Voilà l’heure des sucreries, Praying To The World, le désert est un mille-feuille qui se déguste avec délectation couche par couche, un introduction calme avec voix masculine parlée. Viennent alors le riff et le rythme. Les voix se partagent l’univers sonore. Une couche de chant féminin, une lamelle de chant masculin clair, un nappe de clavier, un brin de chant guttural, des guitares en phase riff carré libre, un break au piano. Le gros avantage de ce type de désert, c’est qu’au plus on y goutte, au mieux que ça nous goutte, et avec toutes ces couches, on en reprend jusqu’au bout. Plus de six minutes de bonheur.
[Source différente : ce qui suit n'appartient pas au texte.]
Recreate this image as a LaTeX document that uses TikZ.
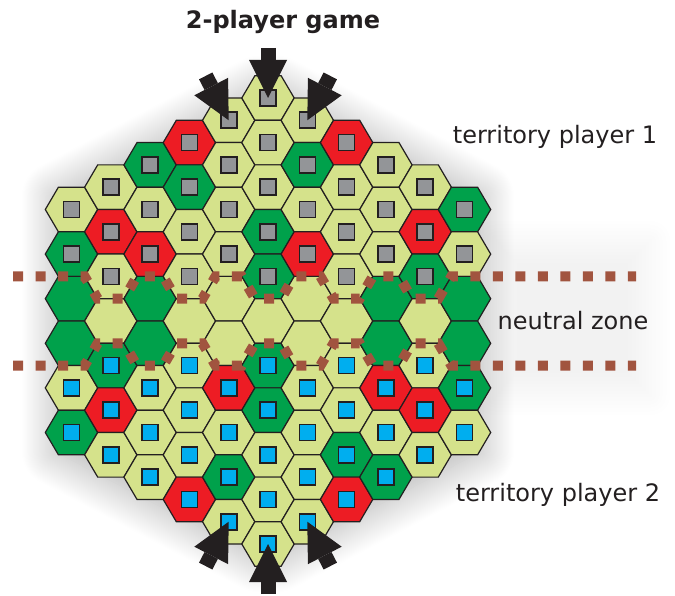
\documentclass[tikz,border=0pt]{standalone}
\usepackage{fontspec}
\setmainfont{DejaVu Sans}
\usetikzlibrary{arrows.meta, shadows.blur}

\definecolor{hexl}{RGB}{213,226,139}
\definecolor{hexg}{RGB}{0,161,75}
\definecolor{hexr}{RGB}{237,28,36}
\definecolor{hexline}{RGB}{35,31,32}
\definecolor{pgray}{RGB}{147,149,152}
\definecolor{pblue}{RGB}{0,174,239}
\definecolor{zonebrown}{RGB}{161,84,63}
\definecolor{inkdark}{RGB}{35,31,32}

\tikzset{
  hexcell/.style={draw=hexline, line width=1.2pt},
  piece/.style={draw=hexline, line width=1.6pt, minimum size=16pt, inner sep=0pt, outer sep=0pt},
  zoneline/.style={draw=zonebrown, line width=10pt, dash pattern=on 10pt off 12.5pt},
  bigarrow/.style={draw=inkdark, line width=15pt, -{Triangle[width=38pt, length=38pt, line width=0pt, fill=inkdark]}},
  tagtext/.style={text=inkdark, anchor=base, font=\fontsize{24}{29}\selectfont},
}

\begin{document}
\begin{tikzpicture}[x=1pt, y=1pt]
      \useasboundingbox (0,0) rectangle (675,595);

      % Sombra em volta do tabuleiro
      \path[blur shadow={shadow xshift=0pt, shadow yshift=-3pt, shadow blur radius=34pt,
          shadow blur steps=40, shadow opacity=32}]
        (258,508) -- (278,508) -- (480,402) -- (480,146) -- (278,40) -- (258,40) -- (56,146) -- (56,402) -- cycle;
      % Faixa clara da zona neutra
      \path[blur shadow={shadow xshift=0pt, shadow yshift=0pt, shadow blur radius=22pt,
          shadow blur steps=30, shadow opacity=5}]
        (495,200) rectangle (650,354);

      % Hexagonos: cores de cima para baixo em cada coluna
      \foreach \k/\cols [count=\ci] in {-5/{l,g,g,g,l,g}, -4/{l,r,l,l,g,r,l}, -3/{g,l,r,g,g,l,l,l},
          -2/{r,g,l,l,l,l,l,l,r}, -1/{l,l,l,l,l,l,r,l,g,l}, 0/{l,l,l,g,g,l,g,g,l,l,l},
          1/{l,g,l,r,l,l,l,l,l,l}, 2/{r,l,l,l,l,l,l,g,r}, 3/{l,l,l,g,g,r,l,g},
          4/{l,r,g,l,l,r,l}, 5/{g,l,g,g,g,l}}{
        \pgfmathsetmacro{\n}{11-abs(\k)}
        \foreach \c [count=\j] in \cols {
          \pgfmathsetmacro{\m}{\j-(\n+1)/2}
          \coordinate (hex\ci-\j) at ({268+(\k)*39.3},{274-(\m)*44.6});
          \draw[hexcell, fill=hex\c] (hex\ci-\j) +(-26.2,0) -- +(-13.1,22.3) -- +(13.1,22.3)
            -- +(26.2,0) -- +(13.1,-22.3) -- +(-13.1,-22.3) -- cycle;
          % Pecas: cinza em cima, azul em baixo
          \pgfmathtruncatemacro{\side}{(\m < -0.6) ? 1 : ((\m > 0.6) ? 2 : 0)}
          \ifnum\side=1 \node[piece, fill=pgray] (sq\ci-\j) at (hex\ci-\j) {}; \fi
          \ifnum\side=2 \node[piece, fill=pblue] (sq\ci-\j) at (hex\ci-\j) {}; \fi
        }
      }

      % Limites da zona neutra
      \draw[zoneline] (13,318.6)
        \foreach \k [evaluate=\k as \zy using {mod(abs(\k),2)==1 ? 318.6 : 296.3}] in {-5,...,5}
          { -- ({268+(\k)*39.3-13.1},\zy) -- ({268+(\k)*39.3+13.1},\zy) }
        -- (636,318.6);
      \draw[zoneline] (13,229.4)
        \foreach \k [evaluate=\k as \zy using {mod(abs(\k),2)==1 ? 229.4 : 251.7}] in {-5,...,5}
          { -- ({268+(\k)*39.3-13.1},\zy) -- ({268+(\k)*39.3+13.1},\zy) }
        -- (636,229.4);

      % Setas de entrada dos jogadores
      \path (hex6-1) ++(0,50) coordinate (tailN);
      \path (hex5-1) ++(117.4:50) coordinate (tailNW);
      \path (hex7-1) ++(62.6:50) coordinate (tailNE);
      \path (hex6-11) ++(0,-50) coordinate (tailS);
      \path (hex5-10) ++(-117.4:50) coordinate (tailSW);
      \path (hex7-10) ++(-62.6:50) coordinate (tailSE);
      \foreach \t/\h in {tailN/hex6-1, tailNW/hex5-1, tailNE/hex7-1, tailS/hex6-11, tailSW/hex5-10, tailSE/hex7-10}
        \draw[bigarrow] (\t) -- (\h);

      % Textos
      \node[tagtext, font=\fontsize{24}{29}\selectfont\bfseries] (title) at (283,566.5) {2-player game};
      \node[tagtext] (terr1) at (555,451) {territory player 1};
      \node[tagtext] (neutral) at (573,265.7) {neutral zone};
      \node[tagtext] (terr2) at (558,93.3) {territory player 2};

\end{tikzpicture}
\end{document}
Histoire de terminer sur une bonne note et assimiler tout ce qu’on a pris avant : café, pousse-café et cigare. Le tempo s’accélère pour faciliter la digestion. In Another Time s’avère assez fort pour faire passer sans soucis tout ce qu’on vient d’avaler, ne négligeant pas une rythmique proche du black en terme de vitesse, sans pour autant que la batterie ne vienne bouffer les autres instruments. Les voix masculines se complaisent dans un registre extrême. Le cordial se module à nouveau entre passages très costauds et moments plus éthérés, les derniers ayant quand même la prédominance, c’est un alcool pour digérer, pas de la piquette à cinq sous, et l’aspect feutré laisse bientôt la place à une avalanche de degrés.
un petit cigare pour terminer, les volutes de chant s’envolent allègrement tandis que le riff laisse son empreinte costaude sur la langue. Les chœurs commerciaux nous chatouillent les narines tandis que l’énergie rougeoyante des voix extrêmes nous rappellent quand même que c’est pas un cigarillo frelaté, le tout alignant chant commercial, riffs essentiels, rythmique entraînante, solo époustouflant.
Au final, un repas particulièrement copieux, mais relativement digeste, avec quand même une sérieuse propension à souvent mélanger les même ingrédients dans le un plat, le groupe tient une recette et s’y tient. On ne s’ennuie jamais et c’est fabuleux d’un bout à l’autre. Dans le genre, c’est vraiment un restaurant cinq étoiles. Mes compliments aux chefs.